Refinancing costs money whether you like it or not. Just like you paid closing costs when you bought your home, you’ll pay them again when you refinance.
Some lenders offer what they call a no closing cost loan. You probably wonder how that is a thing. How could a lender give you a loan without charging closing costs? It’s simple – they charge you a higher interest rate. Most lenders charge around a 0.5% higher rate, but it will vary by lender.
So when does it make sense to request this type of loan?
Homeowners That Will Move Soon
If you want to refinance to get a lower payment, but know that this home is only temporary, it may make sense to forgo the closing costs. If you can secure a loan that has a lower payment than your current payment even without paying closing costs, go for it!
This allows you to save money on your monthly expenses but avoid the closing costs. Let’s say your closing costs would have been $5,000. If you saved say $100 per month with the new payment, it would take you 50 months to pay off the closing costs. If you only plan to be in the home for another two years, though, you’d lose money on the deal. If the lender paid the closing costs for you, though, you won’t lose out – instead, you’ll gain the savings that the new payment offers.

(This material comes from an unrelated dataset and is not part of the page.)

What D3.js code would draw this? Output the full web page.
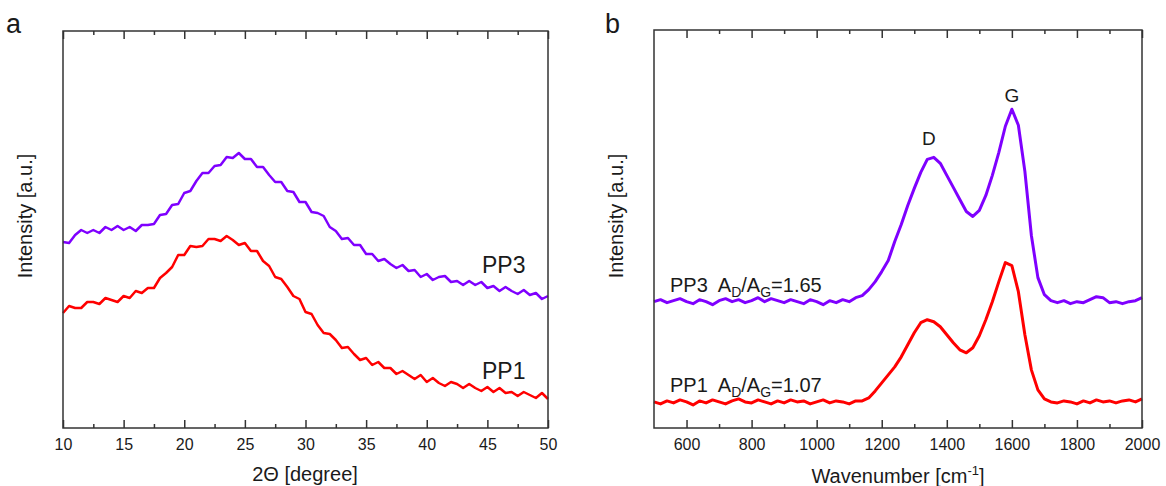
<!DOCTYPE html>
<html>
<head>
<meta charset="utf-8">
<script src="https://cdn.jsdelivr.net/npm/d3@7"></script>
<style>
  body { margin: 0; background: #fff; }
  svg { font-family: "Liberation Sans", Arial, sans-serif; }
</style>
</head>
<body>
<svg width="1166" height="486"></svg>
<script>
// XRD, 2theta 10..50 step 0.5
var xrdAngle = d3.range(10, 50.001, 0.5);
var xrdPP3 = [186,185,193,198,195,198,195,201,198,202,198,201,197,203,203,204,213,214,223,224,
  235,237,247,255,255,262,263,271,270,275,269,269,261,261,253,246,246,237,236,226,
  226,216,215,212,201,197,189,190,183,183,174,174,167,169,164,160,163,157,158,151,
  154,148,151,152,146,147,143,147,143,146,140,142,137,141,137,134,138,133,135,129,132];
var xrdPP1 = [115,122,120,120,126,126,124,130,128,126,132,130,137,135,140,140,150,155,161,173,
  173,182,181,182,189,189,187,192,188,183,185,177,177,167,162,151,149,141,132,129,
  116,114,103,95,94,88,80,81,74,68,70,63,66,60,60,54,57,53,49,53,
  46,50,45,42,46,44,40,44,40,37,41,36,40,35,36,32,36,33,30,35,29];

// Raman, wavenumber 500..2000 step 20
var ramanWave = d3.range(500, 2000.001, 20);
var ramanPP3 = [126,128,125,127,129,126,124,128,126,123,127,129,126,128,125,127,130,126,129,127,
  125,128,126,124,128,126,123,127,125,128,126,130,
  132,138,146,156,167,186,203,222,239,255,268,270,264,252,240,228,216,211,217,232,
  252,275,301,318,302,256,192,150,133,127,125,127,124,126,125,128,131,130,125,126,
  124,126,127,130];
var ramanPP1 = [26,24,27,25,28,26,23,27,25,28,26,24,27,29,26,25,28,26,24,27,
  25,28,26,27,24,26,28,25,27,26,24,27,
  27,30,37,45,53,61,71,83,95,105,108,106,101,93,85,78,75,80,92,108,
  126,146,165,162,136,93,58,38,29,26,25,27,26,24,27,25,28,26,27,25,
  27,28,26,29];

var xrdMajor = d3.range(10, 50.001, 5);
var xrdMinor = d3.range(12.5, 50, 5);
var ramanMajor = d3.range(600, 2000.001, 200);
var ramanMinor = d3.range(700, 2000, 200);

var purple = "#7f00ff", red = "#ff0000", axisCol = "#333";
var svg = d3.select("svg");

function panel(opt) {
  var x = d3.scaleLinear().domain(opt.xDomain).range([opt.left, opt.right]);
  var y = d3.scaleLinear().domain([0, 397]).range([opt.bottom, opt.top]);
  var g = svg.append("g");

  var line = d3.line()
    .x(function(d) { return x(d[0]); })
    .y(function(d) { return y(d[1]); });

  opt.series.forEach(function(s) {
    g.append("path")
      .datum(opt.xs.map(function(v, i) { return [v, s.values[i]]; }))
      .attr("fill", "none")
      .attr("stroke", s.color)
      .attr("stroke-width", opt.lineWidth)
      .attr("stroke-linejoin", "round")
      .attr("d", line);
  });

  // bottom axis, ticks pointing inward
  var bottom = g.append("g")
    .attr("transform", "translate(0," + opt.bottom + ")")
    .call(d3.axisBottom(x).tickValues(opt.major).tickSizeInner(-8).tickSizeOuter(0)
      .tickPadding(11).tickFormat(d3.format("d")));
  g.append("g")
    .attr("transform", "translate(0," + opt.bottom + ")")
    .call(d3.axisBottom(x).tickValues(opt.minor).tickSizeInner(-4).tickSizeOuter(0).tickFormat(""));
  g.append("g")
    .attr("transform", "translate(0," + opt.top + ")")
    .call(d3.axisTop(x).tickValues(opt.major).tickSizeInner(-8).tickSizeOuter(0).tickFormat(""));
  g.append("g")
    .attr("transform", "translate(0," + opt.top + ")")
    .call(d3.axisTop(x).tickValues(opt.minor).tickSizeInner(-4).tickSizeOuter(0).tickFormat(""));

  g.selectAll(".domain").remove();
  g.selectAll(".tick line").attr("stroke", axisCol).attr("stroke-width", 1.5);
  bottom.selectAll(".tick text")
    .attr("font-size", 16)
    .attr("font-family", "Liberation Sans, Arial, sans-serif")
    .attr("fill", "#1a1a1a");

  g.append("rect")
    .attr("x", opt.left).attr("y", opt.top)
    .attr("width", opt.right - opt.left).attr("height", opt.bottom - opt.top)
    .attr("fill", "none").attr("stroke", axisCol).attr("stroke-width", 1.5);

  g.append("text")
    .attr("transform", "translate(" + opt.yTitleX + ",216) rotate(-90)")
    .attr("text-anchor", "middle")
    .attr("font-size", 20).attr("fill", "#1a1a1a")
    .text("Intensity [a.u.]");

  g.append("text")
    .attr("x", opt.letterX).attr("y", 33)
    .attr("font-size", 27).attr("fill", "#1a1a1a")
    .text(opt.letter);

  return { g: g, x: x, y: y };
}

var a = panel({
  left: 63, right: 548, top: 31, bottom: 428,
  xDomain: [10, 50], xs: xrdAngle, major: xrdMajor, minor: xrdMinor,
  lineWidth: 2.5,
  series: [{ values: xrdPP3, color: purple }, { values: xrdPP1, color: red }],
  yTitleX: 32, letter: "a", letterX: 6
});

a.g.append("text")
  .attr("x", 305).attr("y", 481)
  .attr("text-anchor", "middle").attr("font-size", 20).attr("fill", "#1a1a1a")
  .text("2\u0398 [degree]");
a.g.append("text").attr("x", 482).attr("y", 273)
  .attr("font-size", 23).attr("fill", "#1a1a1a").text("PP3");
a.g.append("text").attr("x", 482).attr("y", 379)
  .attr("font-size", 23).attr("fill", "#1a1a1a").text("PP1");

var b = panel({
  left: 654, right: 1142, top: 30, bottom: 428,
  xDomain: [500, 2000], xs: ramanWave, major: ramanMajor, minor: ramanMinor,
  lineWidth: 3,
  series: [{ values: ramanPP3, color: purple }, { values: ramanPP1, color: red }],
  yTitleX: 623, letter: "b", letterX: 605
});

var xt = b.g.append("text")
  .attr("x", 898).attr("y", 483)
  .attr("text-anchor", "middle").attr("font-size", 20).attr("fill", "#1a1a1a");
xt.append("tspan").text("Wavenumber [cm");
xt.append("tspan").attr("font-size", 13).attr("dy", -8).text("-1");
xt.append("tspan").attr("dy", 8).text("]");

function ratioLabel(name, value, yy) {
  var t = b.g.append("text")
    .attr("x", 670).attr("y", yy)
    .attr("font-size", 20).attr("fill", "#1a1a1a")
    .attr("xml:space", "preserve");
  t.append("tspan").text(name + "  A");
  t.append("tspan").attr("font-size", 14).attr("dy", 5).text("D");
  t.append("tspan").attr("dy", -5).text("/A");
  t.append("tspan").attr("font-size", 14).attr("dy", 5).text("G");
  t.append("tspan").attr("dy", -5).text("=" + value);
}
ratioLabel("PP3", "1.65", 292);
ratioLabel("PP1", "1.07", 392);

b.g.append("text").attr("x", b.x(1345)).attr("y", 145)
  .attr("text-anchor", "middle").attr("font-size", 19).attr("fill", "#1a1a1a").text("D");
b.g.append("text").attr("x", b.x(1600)).attr("y", 102)
  .attr("text-anchor", "middle").attr("font-size", 19).attr("fill", "#1a1a1a").text("G");
</script>
</body>
</html>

Homeowners That Will Refinance Again
If you already know that you will refinance again in the future, why pay closing costs now? If you aren’t going to keep the loan, it doesn’t make sense to do so. Typically, you pay the closing costs out of pocket so that you can secure that lower interest rate. If you won’t keep the loan for very long, though, it doesn’t make sense to pay the costs to get that lower rate.
Maybe you need to lower your mortgage payment to get some extra cash in hand. Or maybe you want to refinance to take cash out to improve your home. You know you will take a hit on the interest rate for having a cash-out refinance, so why not take the hit for no closing costs too? Once you fix up your home and the value increases, you’ll have more equity in the home, which should allow you to secure a low interest rate when it’s all done. Paying closing costs at that point may make sense, but paying closing costs on the cash-out refinance probably doesn’t.
Homeowners That Can’t Afford the Closing Costs
Of course, there are those that just can’t afford the closing costs. It’s understandable as they are costly! You can pay as much as 5% of the loan amount in closing costs. Do you have that kind of money lying around?
If you don’t, you can bargain with the lender. You don’t have to take the first interest rate they quote you in exchange for no closing costs. Go ahead and negotiate the rate. Chances are that a lender will want to win your business rather than lose it to someone else over an 1/8th of a point or even ½ of a point. This way you can get a ‘lower’ interest rate and avoid the need to pay closing costs.
Refinancing your home without paying closing costs seems like the perfect solution. Just make sure you understand how it affects your bottom line. If you will keep the loan for the long-term, we recommend paying the closing costs so that you can keep your interest rate down. Remember, the interest rate is something you will have until you pay the loan off in full. If you are talking about the next 30 years, even 0.5% in interest can really add up.